_Charts and diagrams as code_.
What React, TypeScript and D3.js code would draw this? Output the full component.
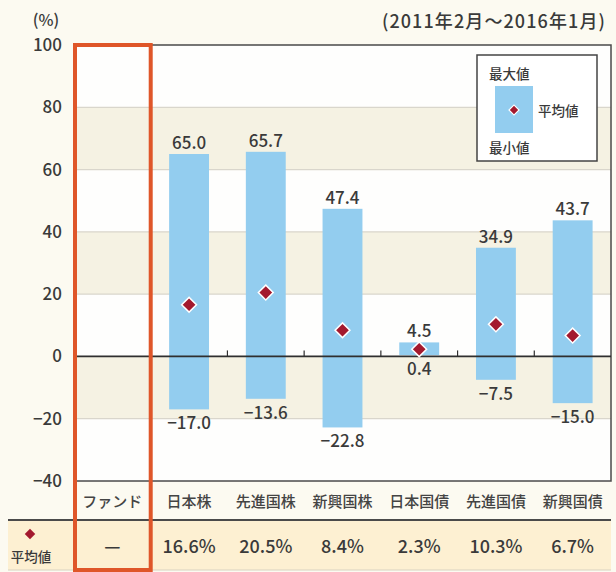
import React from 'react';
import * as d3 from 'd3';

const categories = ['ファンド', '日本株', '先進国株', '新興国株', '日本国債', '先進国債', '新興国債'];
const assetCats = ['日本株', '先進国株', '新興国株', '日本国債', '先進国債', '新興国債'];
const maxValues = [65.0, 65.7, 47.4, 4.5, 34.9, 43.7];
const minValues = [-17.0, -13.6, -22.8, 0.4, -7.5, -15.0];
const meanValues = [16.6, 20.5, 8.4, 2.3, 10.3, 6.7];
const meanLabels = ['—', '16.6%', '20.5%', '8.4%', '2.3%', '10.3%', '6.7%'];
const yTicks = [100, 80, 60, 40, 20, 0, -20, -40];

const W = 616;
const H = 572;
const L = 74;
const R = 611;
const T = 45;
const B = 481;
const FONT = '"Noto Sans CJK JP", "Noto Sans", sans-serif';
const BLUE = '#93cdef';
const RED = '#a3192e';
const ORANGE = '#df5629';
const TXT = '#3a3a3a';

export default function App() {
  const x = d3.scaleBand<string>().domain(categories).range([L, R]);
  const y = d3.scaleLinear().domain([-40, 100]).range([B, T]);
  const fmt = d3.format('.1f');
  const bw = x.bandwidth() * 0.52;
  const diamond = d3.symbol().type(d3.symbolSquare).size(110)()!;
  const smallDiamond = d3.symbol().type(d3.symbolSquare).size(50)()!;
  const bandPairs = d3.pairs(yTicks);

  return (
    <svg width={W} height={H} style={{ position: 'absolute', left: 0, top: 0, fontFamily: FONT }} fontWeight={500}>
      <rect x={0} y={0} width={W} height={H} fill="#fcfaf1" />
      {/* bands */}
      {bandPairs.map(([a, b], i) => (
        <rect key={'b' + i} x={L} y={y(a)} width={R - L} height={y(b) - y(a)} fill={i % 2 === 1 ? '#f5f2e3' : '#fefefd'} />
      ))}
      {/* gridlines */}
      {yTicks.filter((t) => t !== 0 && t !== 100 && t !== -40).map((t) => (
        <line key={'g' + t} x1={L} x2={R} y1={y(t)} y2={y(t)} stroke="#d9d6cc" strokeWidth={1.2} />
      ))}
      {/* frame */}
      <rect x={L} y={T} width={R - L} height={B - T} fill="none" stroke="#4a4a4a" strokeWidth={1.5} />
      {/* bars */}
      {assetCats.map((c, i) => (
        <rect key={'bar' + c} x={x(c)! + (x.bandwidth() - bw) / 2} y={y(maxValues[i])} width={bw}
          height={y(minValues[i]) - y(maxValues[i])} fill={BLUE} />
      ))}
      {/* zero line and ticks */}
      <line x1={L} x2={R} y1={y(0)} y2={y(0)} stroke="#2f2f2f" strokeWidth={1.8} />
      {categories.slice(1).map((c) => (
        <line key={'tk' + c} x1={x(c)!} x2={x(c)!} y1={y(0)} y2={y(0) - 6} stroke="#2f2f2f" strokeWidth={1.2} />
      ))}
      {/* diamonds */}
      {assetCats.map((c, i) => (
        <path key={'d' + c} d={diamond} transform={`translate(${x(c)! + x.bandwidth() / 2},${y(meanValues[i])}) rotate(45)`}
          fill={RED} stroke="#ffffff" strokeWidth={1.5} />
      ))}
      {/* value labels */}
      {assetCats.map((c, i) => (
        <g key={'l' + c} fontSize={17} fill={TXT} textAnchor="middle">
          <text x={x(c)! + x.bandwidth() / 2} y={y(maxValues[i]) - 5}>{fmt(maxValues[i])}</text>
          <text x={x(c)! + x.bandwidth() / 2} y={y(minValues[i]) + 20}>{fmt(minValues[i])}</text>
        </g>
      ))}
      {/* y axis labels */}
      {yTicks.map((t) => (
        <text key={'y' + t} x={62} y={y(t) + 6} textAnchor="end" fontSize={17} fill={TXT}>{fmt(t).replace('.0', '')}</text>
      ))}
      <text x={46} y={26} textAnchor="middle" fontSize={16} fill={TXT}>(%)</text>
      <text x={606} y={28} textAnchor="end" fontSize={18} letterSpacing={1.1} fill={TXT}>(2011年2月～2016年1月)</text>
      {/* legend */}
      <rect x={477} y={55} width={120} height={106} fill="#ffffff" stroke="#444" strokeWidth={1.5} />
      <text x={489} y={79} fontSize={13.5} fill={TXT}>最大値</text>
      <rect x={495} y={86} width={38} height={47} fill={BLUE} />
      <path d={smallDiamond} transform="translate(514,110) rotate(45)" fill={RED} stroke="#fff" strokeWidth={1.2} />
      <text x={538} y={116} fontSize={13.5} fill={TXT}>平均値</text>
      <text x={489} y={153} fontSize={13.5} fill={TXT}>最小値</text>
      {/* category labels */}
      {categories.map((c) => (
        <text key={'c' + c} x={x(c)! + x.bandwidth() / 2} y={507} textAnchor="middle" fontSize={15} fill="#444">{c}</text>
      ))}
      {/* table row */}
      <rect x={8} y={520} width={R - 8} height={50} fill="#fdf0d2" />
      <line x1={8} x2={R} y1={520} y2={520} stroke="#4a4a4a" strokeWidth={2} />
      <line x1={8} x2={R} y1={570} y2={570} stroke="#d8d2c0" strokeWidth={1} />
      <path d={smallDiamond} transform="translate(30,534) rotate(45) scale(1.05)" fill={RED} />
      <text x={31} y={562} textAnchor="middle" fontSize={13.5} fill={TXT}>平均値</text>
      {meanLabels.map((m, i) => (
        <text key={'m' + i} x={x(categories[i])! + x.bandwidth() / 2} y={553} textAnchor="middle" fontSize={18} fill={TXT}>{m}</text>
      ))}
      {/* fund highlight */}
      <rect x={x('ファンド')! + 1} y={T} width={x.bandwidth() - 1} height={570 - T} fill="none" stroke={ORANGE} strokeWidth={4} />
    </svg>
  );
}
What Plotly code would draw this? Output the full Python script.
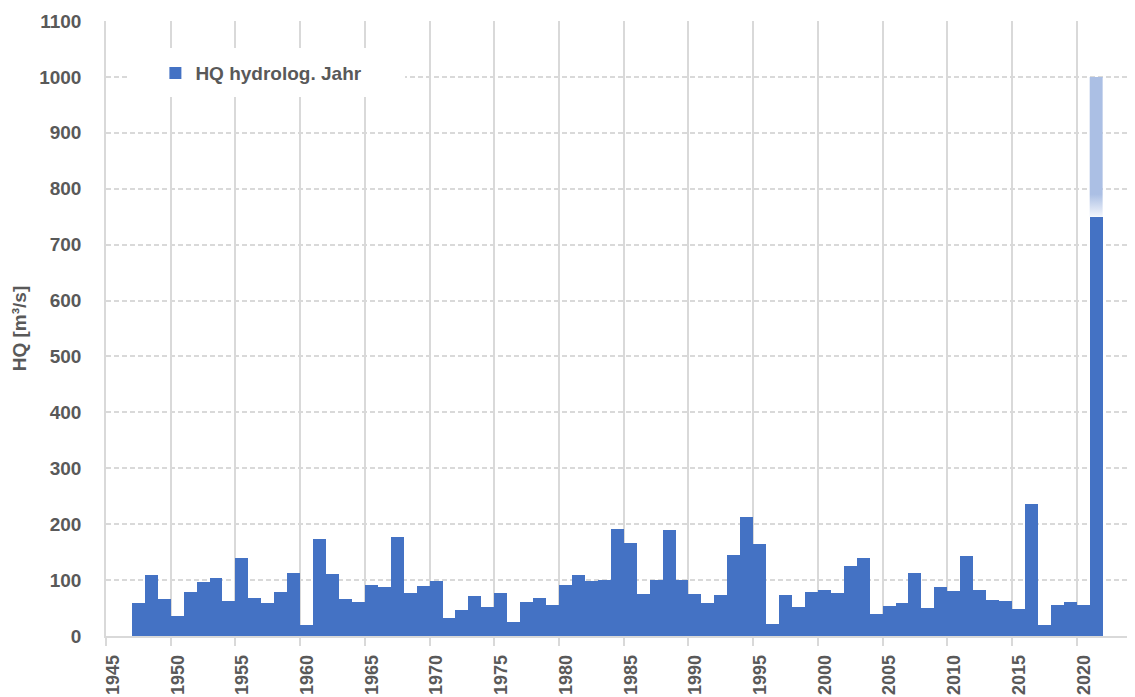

_DESCRIPTION OF THE TASK_.
Quote the records in their entirety, keeping the wording exact and excluding pictures.

_COMPLETE OUTPUT_.
What React, TypeScript and D3.js code would draw this? Output the full component.
import React from 'react';
import * as d3 from 'd3';

const categories = ['ファンド', '日本株', '先進国株', '新興国株', '日本国債', '先進国債', '新興国債'];
const assetCats = ['日本株', '先進国株', '新興国株', '日本国債', '先進国債', '新興国債'];
const maxValues = [65.0, 65.7, 47.4, 4.5, 34.9, 43.7];
const minValues = [-17.0, -13.6, -22.8, 0.4, -7.5, -15.0];
const meanValues = [16.6, 20.5, 8.4, 2.3, 10.3, 6.7];
const meanLabels = ['—', '16.6%', '20.5%', '8.4%', '2.3%', '10.3%', '6.7%'];
const yTicks = [100, 80, 60, 40, 20, 0, -20, -40];

const W = 616;
const H = 572;
const L = 74;
const R = 611;
const T = 45;
const B = 481;
const FONT = '"Noto Sans CJK JP", "Noto Sans", sans-serif';
const BLUE = '#93cdef';
const RED = '#a3192e';
const ORANGE = '#df5629';
const TXT = '#3a3a3a';

export default function App() {
  const x = d3.scaleBand<string>().domain(categories).range([L, R]);
  const y = d3.scaleLinear().domain([-40, 100]).range([B, T]);
  const fmt = d3.format('.1f');
  const bw = x.bandwidth() * 0.52;
  const diamond = d3.symbol().type(d3.symbolSquare).size(110)()!;
  const smallDiamond = d3.symbol().type(d3.symbolSquare).size(50)()!;
  const bandPairs = d3.pairs(yTicks);

  return (
    <svg width={W} height={H} style={{ position: 'absolute', left: 0, top: 0, fontFamily: FONT }} fontWeight={500}>
      <rect x={0} y={0} width={W} height={H} fill="#fcfaf1" />
      {/* bands */}
      {bandPairs.map(([a, b], i) => (
        <rect key={'b' + i} x={L} y={y(a)} width={R - L} height={y(b) - y(a)} fill={i % 2 === 1 ? '#f5f2e3' : '#fefefd'} />
      ))}
      {/* gridlines */}
      {yTicks.filter((t) => t !== 0 && t !== 100 && t !== -40).map((t) => (
        <line key={'g' + t} x1={L} x2={R} y1={y(t)} y2={y(t)} stroke="#d9d6cc" strokeWidth={1.2} />
      ))}
      {/* frame */}
      <rect x={L} y={T} width={R - L} height={B - T} fill="none" stroke="#4a4a4a" strokeWidth={1.5} />
      {/* bars */}
      {assetCats.map((c, i) => (
        <rect key={'bar' + c} x={x(c)! + (x.bandwidth() - bw) / 2} y={y(maxValues[i])} width={bw}
          height={y(minValues[i]) - y(maxValues[i])} fill={BLUE} />
      ))}
      {/* zero line and ticks */}
      <line x1={L} x2={R} y1={y(0)} y2={y(0)} stroke="#2f2f2f" strokeWidth={1.8} />
      {categories.slice(1).map((c) => (
        <line key={'tk' + c} x1={x(c)!} x2={x(c)!} y1={y(0)} y2={y(0) - 6} stroke="#2f2f2f" strokeWidth={1.2} />
      ))}
      {/* diamonds */}
      {assetCats.map((c, i) => (
        <path key={'d' + c} d={diamond} transform={`translate(${x(c)! + x.bandwidth() / 2},${y(meanValues[i])}) rotate(45)`}
          fill={RED} stroke="#ffffff" strokeWidth={1.5} />
      ))}
      {/* value labels */}
      {assetCats.map((c, i) => (
        <g key={'l' + c} fontSize={17} fill={TXT} textAnchor="middle">
          <text x={x(c)! + x.bandwidth() / 2} y={y(maxValues[i]) - 5}>{fmt(maxValues[i])}</text>
          <text x={x(c)! + x.bandwidth() / 2} y={y(minValues[i]) + 20}>{fmt(minValues[i])}</text>
        </g>
      ))}
      {/* y axis labels */}
      {yTicks.map((t) => (
        <text key={'y' + t} x={62} y={y(t) + 6} textAnchor="end" fontSize={17} fill={TXT}>{fmt(t).replace('.0', '')}</text>
      ))}
      <text x={46} y={26} textAnchor="middle" fontSize={16} fill={TXT}>(%)</text>
      <text x={606} y={28} textAnchor="end" fontSize={18} letterSpacing={1.1} fill={TXT}>(2011年2月～2016年1月)</text>
      {/* legend */}
      <rect x={477} y={55} width={120} height={106} fill="#ffffff" stroke="#444" strokeWidth={1.5} />
      <text x={489} y={79} fontSize={13.5} fill={TXT}>最大値</text>
      <rect x={495} y={86} width={38} height={47} fill={BLUE} />
      <path d={smallDiamond} transform="translate(514,110) rotate(45)" fill={RED} stroke="#fff" strokeWidth={1.2} />
      <text x={538} y={116} fontSize={13.5} fill={TXT}>平均値</text>
      <text x={489} y={153} fontSize={13.5} fill={TXT}>最小値</text>
      {/* category labels */}
      {categories.map((c) => (
        <text key={'c' + c} x={x(c)! + x.bandwidth() / 2} y={507} textAnchor="middle" fontSize={15} fill="#444">{c}</text>
      ))}
      {/* table row */}
      <rect x={8} y={520} width={R - 8} height={50} fill="#fdf0d2" />
      <line x1={8} x2={R} y1={520} y2={520} stroke="#4a4a4a" strokeWidth={2} />
      <line x1={8} x2={R} y1={570} y2={570} stroke="#d8d2c0" strokeWidth={1} />
      <path d={smallDiamond} transform="translate(30,534) rotate(45) scale(1.05)" fill={RED} />
      <text x={31} y={562} textAnchor="middle" fontSize={13.5} fill={TXT}>平均値</text>
      {meanLabels.map((m, i) => (
        <text key={'m' + i} x={x(categories[i])! + x.bandwidth() / 2} y={553} textAnchor="middle" fontSize={18} fill={TXT}>{m}</text>
      ))}
      {/* fund highlight */}
      <rect x={x('ファンド')! + 1} y={T} width={x.bandwidth() - 1} height={570 - T} fill="none" stroke={ORANGE} strokeWidth={4} />
    </svg>
  );
}
What Plotly code would draw this? Output the full Python script.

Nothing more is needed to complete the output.